--- LISTED RECORDS ---
---

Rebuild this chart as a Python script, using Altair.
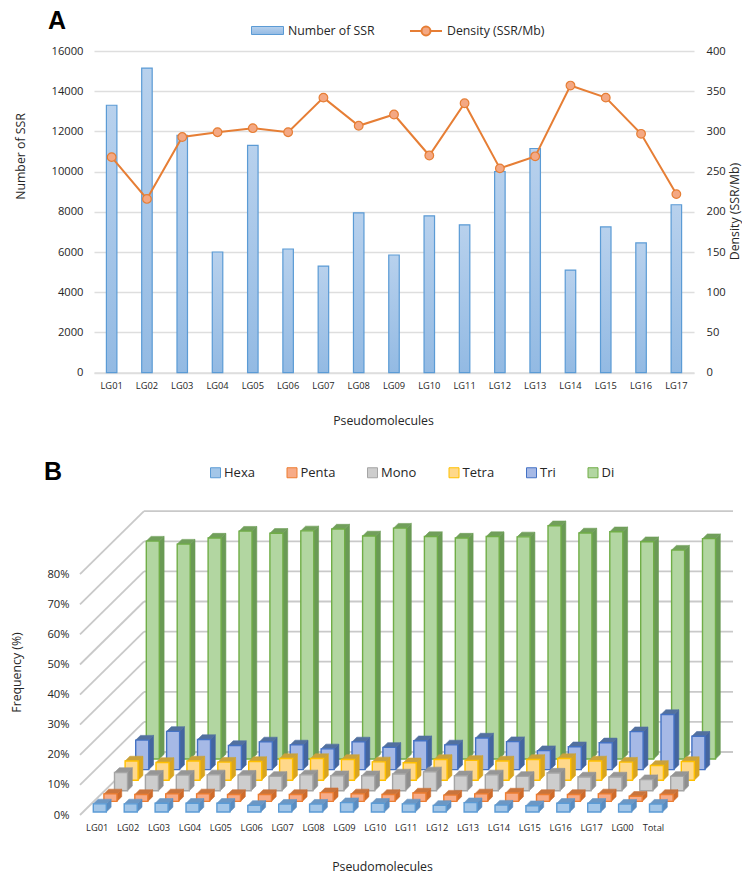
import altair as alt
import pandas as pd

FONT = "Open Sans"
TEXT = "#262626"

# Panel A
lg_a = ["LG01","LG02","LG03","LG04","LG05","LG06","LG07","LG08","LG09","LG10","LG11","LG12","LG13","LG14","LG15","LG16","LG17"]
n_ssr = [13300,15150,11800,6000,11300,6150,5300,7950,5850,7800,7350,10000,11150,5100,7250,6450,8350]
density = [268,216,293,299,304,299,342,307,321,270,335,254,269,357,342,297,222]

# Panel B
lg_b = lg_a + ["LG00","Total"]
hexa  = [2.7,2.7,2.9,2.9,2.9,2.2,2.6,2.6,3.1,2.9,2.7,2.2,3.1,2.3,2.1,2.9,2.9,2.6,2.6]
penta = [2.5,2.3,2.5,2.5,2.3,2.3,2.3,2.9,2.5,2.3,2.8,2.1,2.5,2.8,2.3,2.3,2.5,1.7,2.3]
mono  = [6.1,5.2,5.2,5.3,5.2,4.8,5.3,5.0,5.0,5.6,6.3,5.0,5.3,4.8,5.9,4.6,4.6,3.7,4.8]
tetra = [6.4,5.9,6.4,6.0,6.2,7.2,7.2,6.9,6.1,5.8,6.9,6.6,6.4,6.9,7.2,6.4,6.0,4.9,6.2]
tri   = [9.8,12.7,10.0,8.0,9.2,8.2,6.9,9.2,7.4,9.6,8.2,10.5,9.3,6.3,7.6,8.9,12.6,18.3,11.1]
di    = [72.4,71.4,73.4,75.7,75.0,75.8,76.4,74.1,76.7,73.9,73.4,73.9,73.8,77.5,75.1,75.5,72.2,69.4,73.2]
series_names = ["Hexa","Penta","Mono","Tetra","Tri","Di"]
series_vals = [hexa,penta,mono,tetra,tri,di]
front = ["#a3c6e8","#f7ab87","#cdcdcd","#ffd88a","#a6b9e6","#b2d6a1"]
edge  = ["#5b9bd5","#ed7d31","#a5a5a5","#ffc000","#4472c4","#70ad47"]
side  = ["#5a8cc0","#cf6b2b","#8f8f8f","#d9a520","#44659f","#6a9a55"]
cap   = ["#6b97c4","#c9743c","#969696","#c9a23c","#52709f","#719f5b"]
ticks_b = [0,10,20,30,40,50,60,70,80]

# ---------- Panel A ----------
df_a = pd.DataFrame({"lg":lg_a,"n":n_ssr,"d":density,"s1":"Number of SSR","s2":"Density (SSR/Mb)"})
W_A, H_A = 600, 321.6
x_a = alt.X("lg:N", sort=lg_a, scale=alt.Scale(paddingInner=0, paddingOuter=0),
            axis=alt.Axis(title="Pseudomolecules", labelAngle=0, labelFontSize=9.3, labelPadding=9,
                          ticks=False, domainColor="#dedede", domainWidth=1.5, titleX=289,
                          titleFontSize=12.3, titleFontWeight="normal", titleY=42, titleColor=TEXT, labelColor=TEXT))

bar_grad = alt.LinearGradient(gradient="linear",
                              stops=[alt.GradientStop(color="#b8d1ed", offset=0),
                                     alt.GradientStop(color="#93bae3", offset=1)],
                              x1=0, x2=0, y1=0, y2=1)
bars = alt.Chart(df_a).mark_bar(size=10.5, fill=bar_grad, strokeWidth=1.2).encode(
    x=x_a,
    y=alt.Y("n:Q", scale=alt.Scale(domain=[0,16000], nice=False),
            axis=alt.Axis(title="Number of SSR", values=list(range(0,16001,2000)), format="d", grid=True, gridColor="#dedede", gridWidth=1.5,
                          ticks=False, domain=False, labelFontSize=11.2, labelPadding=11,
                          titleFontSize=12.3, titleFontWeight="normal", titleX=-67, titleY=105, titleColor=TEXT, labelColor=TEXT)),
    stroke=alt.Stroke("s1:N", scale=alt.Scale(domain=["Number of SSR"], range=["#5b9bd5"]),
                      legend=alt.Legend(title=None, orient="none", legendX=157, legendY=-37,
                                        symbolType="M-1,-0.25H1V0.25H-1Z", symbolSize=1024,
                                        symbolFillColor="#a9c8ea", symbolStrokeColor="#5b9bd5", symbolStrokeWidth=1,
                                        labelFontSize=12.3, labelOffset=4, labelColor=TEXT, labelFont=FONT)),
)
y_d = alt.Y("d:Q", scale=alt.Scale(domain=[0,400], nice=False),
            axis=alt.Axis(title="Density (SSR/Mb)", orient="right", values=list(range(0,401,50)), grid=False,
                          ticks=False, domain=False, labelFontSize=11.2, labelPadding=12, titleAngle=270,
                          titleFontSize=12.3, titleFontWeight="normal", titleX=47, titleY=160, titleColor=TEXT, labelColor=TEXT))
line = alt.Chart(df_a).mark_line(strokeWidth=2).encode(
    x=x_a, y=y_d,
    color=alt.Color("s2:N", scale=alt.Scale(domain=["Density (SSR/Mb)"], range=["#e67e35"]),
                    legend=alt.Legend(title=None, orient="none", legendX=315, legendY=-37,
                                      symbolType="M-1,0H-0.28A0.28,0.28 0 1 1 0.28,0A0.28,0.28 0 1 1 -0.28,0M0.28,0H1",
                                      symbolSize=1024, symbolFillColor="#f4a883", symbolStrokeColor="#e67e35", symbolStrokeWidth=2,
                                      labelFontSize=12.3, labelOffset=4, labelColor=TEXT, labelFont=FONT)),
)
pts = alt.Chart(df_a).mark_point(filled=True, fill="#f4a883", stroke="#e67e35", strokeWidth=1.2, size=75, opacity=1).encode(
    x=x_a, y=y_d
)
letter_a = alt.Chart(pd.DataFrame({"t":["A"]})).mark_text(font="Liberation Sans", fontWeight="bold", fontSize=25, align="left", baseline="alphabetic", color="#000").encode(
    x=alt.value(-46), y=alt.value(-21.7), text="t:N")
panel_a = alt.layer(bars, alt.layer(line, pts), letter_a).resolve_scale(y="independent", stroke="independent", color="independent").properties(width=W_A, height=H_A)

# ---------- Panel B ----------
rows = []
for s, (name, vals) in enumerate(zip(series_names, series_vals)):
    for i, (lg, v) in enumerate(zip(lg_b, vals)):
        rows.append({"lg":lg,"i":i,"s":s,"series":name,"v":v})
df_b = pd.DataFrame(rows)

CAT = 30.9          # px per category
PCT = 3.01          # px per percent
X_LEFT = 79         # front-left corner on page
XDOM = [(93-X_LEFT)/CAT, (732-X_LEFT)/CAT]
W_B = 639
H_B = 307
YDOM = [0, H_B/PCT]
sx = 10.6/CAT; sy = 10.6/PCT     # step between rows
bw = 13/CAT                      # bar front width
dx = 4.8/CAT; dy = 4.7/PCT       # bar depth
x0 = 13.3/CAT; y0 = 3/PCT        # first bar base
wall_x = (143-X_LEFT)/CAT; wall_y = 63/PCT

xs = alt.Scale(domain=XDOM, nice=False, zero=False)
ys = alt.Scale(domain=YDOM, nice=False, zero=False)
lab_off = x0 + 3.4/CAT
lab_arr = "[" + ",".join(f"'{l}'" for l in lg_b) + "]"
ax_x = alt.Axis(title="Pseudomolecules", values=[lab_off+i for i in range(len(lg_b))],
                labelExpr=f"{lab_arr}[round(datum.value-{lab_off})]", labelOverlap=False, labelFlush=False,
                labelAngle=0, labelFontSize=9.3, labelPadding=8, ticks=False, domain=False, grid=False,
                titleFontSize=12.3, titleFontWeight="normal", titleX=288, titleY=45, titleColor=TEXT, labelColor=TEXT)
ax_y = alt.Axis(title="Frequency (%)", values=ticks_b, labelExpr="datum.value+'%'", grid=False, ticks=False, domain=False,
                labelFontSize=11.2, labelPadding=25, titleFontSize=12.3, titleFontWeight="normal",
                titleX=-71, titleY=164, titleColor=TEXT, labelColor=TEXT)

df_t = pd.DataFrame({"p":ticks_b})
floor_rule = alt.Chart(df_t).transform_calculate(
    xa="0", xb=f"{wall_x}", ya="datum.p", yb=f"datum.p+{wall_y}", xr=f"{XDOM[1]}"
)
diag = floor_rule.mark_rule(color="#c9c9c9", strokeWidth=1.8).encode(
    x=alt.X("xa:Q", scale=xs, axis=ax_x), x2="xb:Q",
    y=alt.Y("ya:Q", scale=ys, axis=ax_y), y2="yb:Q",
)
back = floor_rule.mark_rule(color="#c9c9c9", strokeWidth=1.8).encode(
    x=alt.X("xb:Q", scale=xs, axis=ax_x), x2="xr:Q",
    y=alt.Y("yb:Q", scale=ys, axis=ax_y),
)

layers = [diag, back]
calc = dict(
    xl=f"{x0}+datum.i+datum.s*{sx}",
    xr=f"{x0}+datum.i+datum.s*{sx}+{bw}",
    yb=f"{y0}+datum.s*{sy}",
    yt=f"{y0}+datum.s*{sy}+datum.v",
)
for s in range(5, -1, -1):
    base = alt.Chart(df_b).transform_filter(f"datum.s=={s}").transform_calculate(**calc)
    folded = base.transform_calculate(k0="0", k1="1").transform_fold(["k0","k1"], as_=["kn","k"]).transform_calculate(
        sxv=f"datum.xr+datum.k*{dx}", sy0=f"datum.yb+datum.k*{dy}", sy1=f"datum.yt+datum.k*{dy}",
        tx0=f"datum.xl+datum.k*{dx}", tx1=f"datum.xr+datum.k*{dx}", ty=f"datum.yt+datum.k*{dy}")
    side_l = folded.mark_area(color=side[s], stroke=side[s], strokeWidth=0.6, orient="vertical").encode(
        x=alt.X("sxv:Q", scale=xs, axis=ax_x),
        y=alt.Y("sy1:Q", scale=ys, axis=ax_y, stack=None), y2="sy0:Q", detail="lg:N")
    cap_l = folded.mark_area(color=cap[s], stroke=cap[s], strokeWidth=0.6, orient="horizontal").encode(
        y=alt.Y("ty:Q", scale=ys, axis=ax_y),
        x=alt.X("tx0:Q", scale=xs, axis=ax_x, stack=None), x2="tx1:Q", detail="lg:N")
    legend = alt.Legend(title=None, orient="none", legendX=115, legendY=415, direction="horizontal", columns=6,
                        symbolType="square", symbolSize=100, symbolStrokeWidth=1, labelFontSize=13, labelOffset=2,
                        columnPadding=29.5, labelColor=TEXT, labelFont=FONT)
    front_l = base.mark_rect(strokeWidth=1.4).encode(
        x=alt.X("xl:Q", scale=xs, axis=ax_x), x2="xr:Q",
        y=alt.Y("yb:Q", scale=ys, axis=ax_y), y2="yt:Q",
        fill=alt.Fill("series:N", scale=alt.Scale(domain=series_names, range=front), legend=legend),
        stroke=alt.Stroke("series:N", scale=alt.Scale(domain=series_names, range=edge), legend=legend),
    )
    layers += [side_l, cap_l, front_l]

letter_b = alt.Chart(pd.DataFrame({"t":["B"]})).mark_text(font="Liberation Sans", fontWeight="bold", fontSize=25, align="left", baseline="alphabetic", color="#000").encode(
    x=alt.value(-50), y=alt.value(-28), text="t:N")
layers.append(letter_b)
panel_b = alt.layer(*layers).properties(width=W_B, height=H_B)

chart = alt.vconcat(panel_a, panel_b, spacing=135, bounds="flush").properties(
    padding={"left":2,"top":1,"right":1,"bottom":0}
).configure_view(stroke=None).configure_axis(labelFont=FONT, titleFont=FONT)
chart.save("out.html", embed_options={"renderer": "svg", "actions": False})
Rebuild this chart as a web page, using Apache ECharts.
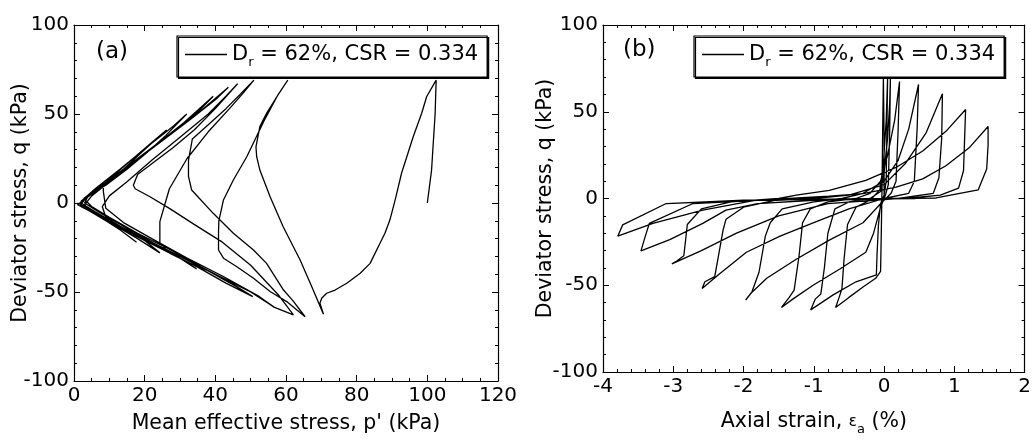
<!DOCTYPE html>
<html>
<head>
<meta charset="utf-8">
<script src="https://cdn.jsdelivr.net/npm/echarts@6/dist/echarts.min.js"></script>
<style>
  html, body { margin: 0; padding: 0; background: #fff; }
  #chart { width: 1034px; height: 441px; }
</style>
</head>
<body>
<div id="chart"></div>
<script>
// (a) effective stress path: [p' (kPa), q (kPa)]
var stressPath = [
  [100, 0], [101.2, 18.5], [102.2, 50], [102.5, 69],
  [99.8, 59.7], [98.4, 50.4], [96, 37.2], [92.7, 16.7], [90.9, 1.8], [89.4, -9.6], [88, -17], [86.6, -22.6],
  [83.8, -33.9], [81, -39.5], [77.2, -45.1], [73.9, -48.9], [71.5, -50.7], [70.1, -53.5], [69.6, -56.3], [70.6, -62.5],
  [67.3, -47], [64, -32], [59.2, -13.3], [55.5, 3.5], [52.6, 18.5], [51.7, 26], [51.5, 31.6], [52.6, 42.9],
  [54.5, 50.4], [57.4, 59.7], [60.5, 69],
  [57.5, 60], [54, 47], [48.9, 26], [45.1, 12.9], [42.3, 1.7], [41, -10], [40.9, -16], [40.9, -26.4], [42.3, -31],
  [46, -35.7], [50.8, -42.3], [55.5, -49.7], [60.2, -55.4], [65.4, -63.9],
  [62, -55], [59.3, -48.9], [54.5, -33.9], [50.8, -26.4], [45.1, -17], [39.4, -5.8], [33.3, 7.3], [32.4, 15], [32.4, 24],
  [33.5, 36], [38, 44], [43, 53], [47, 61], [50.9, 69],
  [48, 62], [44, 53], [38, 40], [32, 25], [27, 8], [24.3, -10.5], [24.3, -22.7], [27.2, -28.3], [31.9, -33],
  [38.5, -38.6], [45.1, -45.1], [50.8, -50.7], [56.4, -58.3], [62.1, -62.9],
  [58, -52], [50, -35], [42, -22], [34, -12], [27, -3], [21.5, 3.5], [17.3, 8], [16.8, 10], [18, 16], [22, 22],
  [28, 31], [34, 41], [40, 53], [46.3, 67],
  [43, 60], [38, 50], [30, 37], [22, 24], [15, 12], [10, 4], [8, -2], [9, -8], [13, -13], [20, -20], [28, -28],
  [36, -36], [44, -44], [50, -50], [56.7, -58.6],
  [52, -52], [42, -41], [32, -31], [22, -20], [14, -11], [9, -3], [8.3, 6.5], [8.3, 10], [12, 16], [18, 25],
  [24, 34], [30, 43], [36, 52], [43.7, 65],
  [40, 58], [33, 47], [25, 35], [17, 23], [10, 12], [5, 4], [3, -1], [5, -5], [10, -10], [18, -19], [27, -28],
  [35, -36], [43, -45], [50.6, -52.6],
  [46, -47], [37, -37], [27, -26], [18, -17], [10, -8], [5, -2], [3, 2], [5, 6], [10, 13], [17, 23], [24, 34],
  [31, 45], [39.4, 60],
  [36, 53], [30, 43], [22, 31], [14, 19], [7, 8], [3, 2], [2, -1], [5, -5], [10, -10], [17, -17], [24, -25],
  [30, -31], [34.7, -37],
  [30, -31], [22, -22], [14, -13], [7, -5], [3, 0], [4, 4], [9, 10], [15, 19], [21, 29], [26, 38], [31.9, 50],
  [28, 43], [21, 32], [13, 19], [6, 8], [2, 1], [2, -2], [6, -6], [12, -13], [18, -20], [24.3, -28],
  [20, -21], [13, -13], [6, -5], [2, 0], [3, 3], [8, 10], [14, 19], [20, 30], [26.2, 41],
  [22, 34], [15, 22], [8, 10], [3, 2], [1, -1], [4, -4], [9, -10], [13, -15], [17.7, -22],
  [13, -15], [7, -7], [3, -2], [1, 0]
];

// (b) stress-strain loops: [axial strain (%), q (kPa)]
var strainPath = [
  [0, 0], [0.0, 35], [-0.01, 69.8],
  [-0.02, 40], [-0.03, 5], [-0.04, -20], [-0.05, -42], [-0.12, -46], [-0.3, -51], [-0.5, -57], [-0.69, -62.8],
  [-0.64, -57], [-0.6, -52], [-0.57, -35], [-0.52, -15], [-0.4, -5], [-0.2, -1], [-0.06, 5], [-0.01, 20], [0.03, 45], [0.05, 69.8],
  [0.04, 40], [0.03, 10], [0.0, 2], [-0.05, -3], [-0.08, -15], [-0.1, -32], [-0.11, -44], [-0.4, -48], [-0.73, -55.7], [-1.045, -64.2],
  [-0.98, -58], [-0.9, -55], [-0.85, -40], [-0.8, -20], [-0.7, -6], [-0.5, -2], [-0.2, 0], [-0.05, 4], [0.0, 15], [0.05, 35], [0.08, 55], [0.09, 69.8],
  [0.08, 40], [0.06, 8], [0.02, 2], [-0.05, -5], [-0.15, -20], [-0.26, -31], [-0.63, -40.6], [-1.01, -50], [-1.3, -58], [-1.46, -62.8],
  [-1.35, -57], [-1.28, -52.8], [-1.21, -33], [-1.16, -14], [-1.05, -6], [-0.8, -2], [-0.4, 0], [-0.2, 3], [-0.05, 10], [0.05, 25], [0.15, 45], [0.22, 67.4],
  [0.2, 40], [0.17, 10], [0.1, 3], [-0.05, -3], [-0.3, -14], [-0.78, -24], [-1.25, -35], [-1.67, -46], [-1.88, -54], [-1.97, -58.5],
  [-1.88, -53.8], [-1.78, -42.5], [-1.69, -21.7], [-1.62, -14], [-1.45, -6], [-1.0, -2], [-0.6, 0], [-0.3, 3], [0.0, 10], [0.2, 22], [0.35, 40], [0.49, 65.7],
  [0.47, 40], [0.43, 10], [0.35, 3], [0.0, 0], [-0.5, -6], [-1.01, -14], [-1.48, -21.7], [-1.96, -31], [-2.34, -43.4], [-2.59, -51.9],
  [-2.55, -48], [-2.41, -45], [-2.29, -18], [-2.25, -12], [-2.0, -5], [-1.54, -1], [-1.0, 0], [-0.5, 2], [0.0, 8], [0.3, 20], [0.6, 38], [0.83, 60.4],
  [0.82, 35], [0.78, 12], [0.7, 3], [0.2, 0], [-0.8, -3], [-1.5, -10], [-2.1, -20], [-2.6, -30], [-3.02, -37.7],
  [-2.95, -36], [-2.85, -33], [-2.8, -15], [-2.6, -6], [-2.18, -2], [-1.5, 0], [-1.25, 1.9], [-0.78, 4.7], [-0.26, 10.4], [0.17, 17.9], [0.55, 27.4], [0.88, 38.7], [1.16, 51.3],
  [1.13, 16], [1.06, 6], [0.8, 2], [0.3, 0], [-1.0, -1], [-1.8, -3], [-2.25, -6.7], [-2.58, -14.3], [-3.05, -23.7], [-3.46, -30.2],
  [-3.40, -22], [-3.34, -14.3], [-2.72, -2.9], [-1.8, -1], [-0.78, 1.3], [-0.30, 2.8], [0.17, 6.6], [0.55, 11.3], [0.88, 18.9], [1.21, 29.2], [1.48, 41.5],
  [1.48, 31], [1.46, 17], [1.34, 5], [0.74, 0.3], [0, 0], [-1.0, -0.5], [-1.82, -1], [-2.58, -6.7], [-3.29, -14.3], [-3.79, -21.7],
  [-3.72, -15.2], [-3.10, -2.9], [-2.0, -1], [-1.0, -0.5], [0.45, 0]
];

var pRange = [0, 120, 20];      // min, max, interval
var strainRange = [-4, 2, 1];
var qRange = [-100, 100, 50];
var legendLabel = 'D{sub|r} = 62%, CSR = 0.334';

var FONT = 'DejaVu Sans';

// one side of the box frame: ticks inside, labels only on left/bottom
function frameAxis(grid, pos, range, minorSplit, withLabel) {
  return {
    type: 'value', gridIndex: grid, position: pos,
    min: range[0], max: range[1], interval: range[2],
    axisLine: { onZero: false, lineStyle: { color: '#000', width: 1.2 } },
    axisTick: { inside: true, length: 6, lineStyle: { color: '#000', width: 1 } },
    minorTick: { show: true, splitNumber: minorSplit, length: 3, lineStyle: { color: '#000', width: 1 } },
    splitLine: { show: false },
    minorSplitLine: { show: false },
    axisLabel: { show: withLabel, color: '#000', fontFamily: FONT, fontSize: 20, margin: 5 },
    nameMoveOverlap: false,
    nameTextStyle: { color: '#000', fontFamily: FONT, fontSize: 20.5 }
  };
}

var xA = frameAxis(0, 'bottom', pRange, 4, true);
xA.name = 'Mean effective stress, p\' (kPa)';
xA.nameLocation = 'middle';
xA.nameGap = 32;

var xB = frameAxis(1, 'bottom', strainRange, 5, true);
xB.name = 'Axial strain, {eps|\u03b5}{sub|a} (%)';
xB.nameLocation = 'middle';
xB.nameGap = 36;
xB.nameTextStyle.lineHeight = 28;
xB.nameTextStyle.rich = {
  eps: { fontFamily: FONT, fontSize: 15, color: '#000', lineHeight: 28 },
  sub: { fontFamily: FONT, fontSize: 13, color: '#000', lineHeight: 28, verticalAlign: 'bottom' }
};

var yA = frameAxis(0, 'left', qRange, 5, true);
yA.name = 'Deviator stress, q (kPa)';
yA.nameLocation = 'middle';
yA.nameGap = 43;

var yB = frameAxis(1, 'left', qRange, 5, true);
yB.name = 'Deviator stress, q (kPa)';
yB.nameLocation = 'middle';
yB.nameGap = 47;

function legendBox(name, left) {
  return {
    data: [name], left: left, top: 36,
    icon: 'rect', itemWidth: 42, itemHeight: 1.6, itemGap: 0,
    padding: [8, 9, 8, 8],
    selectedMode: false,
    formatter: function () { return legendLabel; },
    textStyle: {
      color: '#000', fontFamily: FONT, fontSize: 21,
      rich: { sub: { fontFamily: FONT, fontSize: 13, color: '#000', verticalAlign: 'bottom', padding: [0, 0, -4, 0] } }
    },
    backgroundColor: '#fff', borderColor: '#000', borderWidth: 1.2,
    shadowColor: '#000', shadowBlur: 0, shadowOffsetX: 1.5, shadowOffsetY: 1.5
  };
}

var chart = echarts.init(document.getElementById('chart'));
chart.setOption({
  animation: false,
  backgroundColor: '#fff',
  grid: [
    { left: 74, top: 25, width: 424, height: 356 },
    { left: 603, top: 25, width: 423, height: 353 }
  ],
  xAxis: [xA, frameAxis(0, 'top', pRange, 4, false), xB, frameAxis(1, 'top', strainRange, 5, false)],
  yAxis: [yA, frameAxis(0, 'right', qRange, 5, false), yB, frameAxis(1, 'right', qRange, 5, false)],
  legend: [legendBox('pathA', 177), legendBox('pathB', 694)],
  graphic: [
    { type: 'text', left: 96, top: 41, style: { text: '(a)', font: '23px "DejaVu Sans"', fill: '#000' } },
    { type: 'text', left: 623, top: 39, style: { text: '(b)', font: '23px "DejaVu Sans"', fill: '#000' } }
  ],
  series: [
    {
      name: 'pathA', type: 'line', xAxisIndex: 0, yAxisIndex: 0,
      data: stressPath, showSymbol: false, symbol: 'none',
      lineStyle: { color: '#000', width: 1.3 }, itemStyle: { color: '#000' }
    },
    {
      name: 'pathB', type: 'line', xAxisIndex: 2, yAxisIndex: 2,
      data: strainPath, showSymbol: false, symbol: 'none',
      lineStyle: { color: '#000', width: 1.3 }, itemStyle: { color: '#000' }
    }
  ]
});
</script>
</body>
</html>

---

--- EXERCISE TASK ---
Identify all lines in the records above with the word "page".

--- CORRECT OUTPUT ---
X_LEFT = 79         # front-left corner on page
Rebuild this chart as a web page, using Apache ECharts.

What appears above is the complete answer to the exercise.